As far as stereo manipulation goes I never use plugins, just the right mix of stereo recording techniques & panning. Panning is done on the tracks themselves, no need for a plugin. For example, most electric pianos have two outputs which can be recorded in stereo, one channel carries more of the high notes, the other channl the low notes. By seperately panning these two recorded channels you can put your keyboard into a certain stereo range. Same idea with guitar tracks: you can record a track, make a copy of that track and introduce a very slight delay, then pan them to different areas in the stereo field and get their volumes correct. Really nice way of guiding the ear to the guitar part.

One thing I would have to say about reaper is that although it comes with a reasonable set of VST plugins these are not the most user-friendly. They sound fine, but the interfaces for them are not very useful, it can take a lot of fiddling. I don't really use the build in VSTs all that much, preffering to use other free VSTs with a better interface. Its fully compatible with all VSTs I've tried.

The routing and bussing options I actually prefer to Cubase. I find it much easier to group seperate drum tracks and select my record sources etc.

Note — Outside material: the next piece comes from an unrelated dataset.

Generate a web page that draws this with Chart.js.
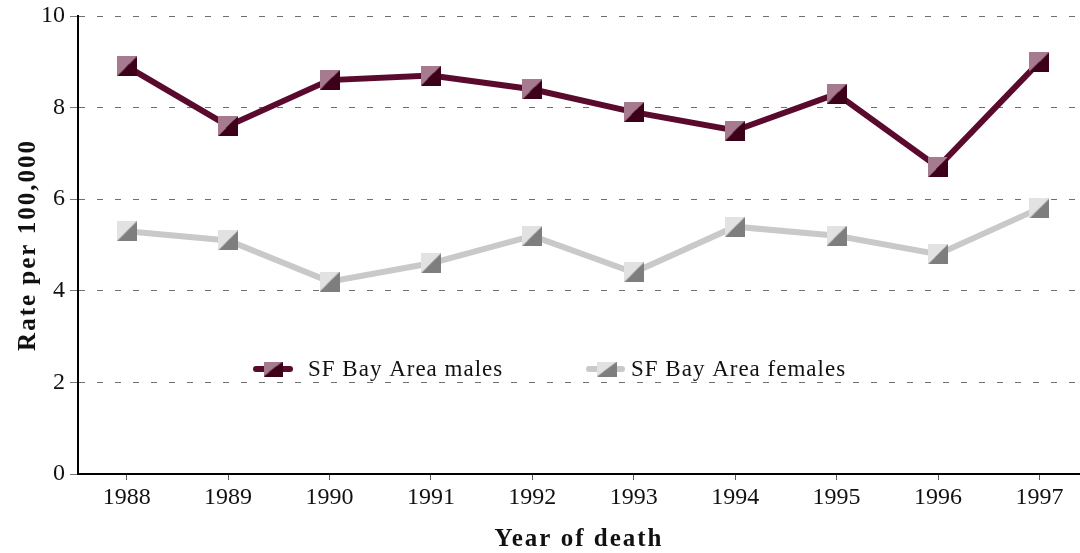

The best thing is the speed. I can record 16 simultaneous tracks straight to hard-disk without any crashes or glitches (I have a special mixer we use on live gigs which routes all the tracks seperately to my crappy old business laptop). Cubase crashes every time, it eats most of your CPU and a whole lot of RAM just running the application, without any effects.

Happy reaping!

fingerpikingood
11-15-2009, 07:54 PM
cool, one thing though i noticed so far ( ihaven't properly tested in a recording situation yet) is that it doesn't have any key binding options. which is kind of a downer, but if they did a good job of building their defaults it's not too big a deal. that's one thing i really find outstanding in cubase.

bluesking
11-16-2009, 12:26 AM
cool, one thing though i noticed so far ( ihaven't properly tested in a recording situation yet) is that it doesn't have any key binding options. which is kind of a downer, but if they did a good job of building their defaults it's not too big a deal. that's one thing i really find outstanding in cubase.

Options->Preferences->General->Keyboard
You can assign anything to any key combo.

fingerpikingood
11-16-2009, 04:09 AM
ooo nice thanks.

what i like about this is you can set the grid via shortcut key, and quantize to grid via shortcut key, which makes for quick editing. although i'm starting to use quantize alot less, quick grid changing though is huge imo.

fingerpikingood
11-19-2009, 03:03 AM
dude, the more i look at reaper the more i wanna make babies with it. it seems so customizable. i'm still a little worried that i'm gonna find some kind of thing it doesn't do that i need. but on the other hand i'm starting to think that it can do anything. and if it can't, then i can "teach it" myself. customizability i think is one of the most important features of a DAW, and this one seems to be real strong in that category.

I think reaper may be a real appropriate name for me, because so far it looks like it just put the competition to sleep.... forever.